Continuous Integration/Continuous Deployment (CI/CD)
Builds-on
CI/CD pipelines automate DAG version testing and deployment, reducing human error and speeding up safe releases.
Software Configuration Management
Same pattern
DAG versioning shares principles with software config management, like tracking changes, branching, and rollback, showing how DevOps practices apply beyond code.
Common Pitfalls
#1Overwriting DAGs by changing code without updating DAG ID.
Wrong approach:In 'data_pipeline.py': from airflow import DAG dag = DAG('data_pipeline', ...) # Changed tasks but kept DAG ID same
Correct approach:In 'data_pipeline_v2.py': from airflow import DAG dag = DAG('data_pipeline_v2', ...) # Updated DAG ID to reflect new version
Root cause:Misunderstanding that Airflow identifies DAGs by DAG ID, not file name.
#2Deleting old DAG files immediately after deploying new versions.
Wrong approach:rm dags/data_pipeline_v1.py # Deleted old version while tasks still running
Correct approach:# Wait for all tasks of old version to finish before deleting rm dags/data_pipeline_v1.py # Only after confirming no active runs
Root cause:Ignoring that running tasks depend on old DAG definitions.

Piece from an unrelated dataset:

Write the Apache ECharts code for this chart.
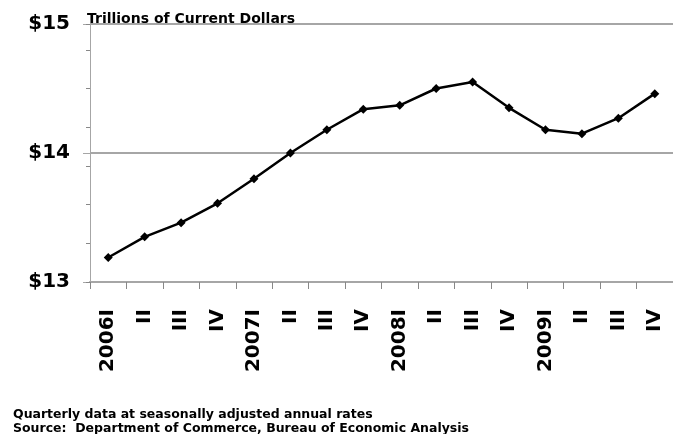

#3Deploying DAGs manually without automation.
Wrong approach:Copying DAG files via FTP or manual file transfer without tests.
Correct approach:Use CI/CD pipeline to run tests and deploy DAGs automatically.
Root cause:Underestimating risks of manual deployment causing errors or downtime.
Key Takeaways
DAG versioning strategies help manage workflow changes safely by allowing multiple versions to coexist and be tracked.
Airflow identifies DAGs by their DAG ID, so changing file names alone does not create new versions.
Combining file naming, Git branches, and CI/CD pipelines provides a robust approach to DAG version control.
Careful handling of old DAG versions prevents breaking running tasks and ensures data consistency.
Advanced strategies like parameterization and feature flags offer flexibility but require careful testing and maintenance.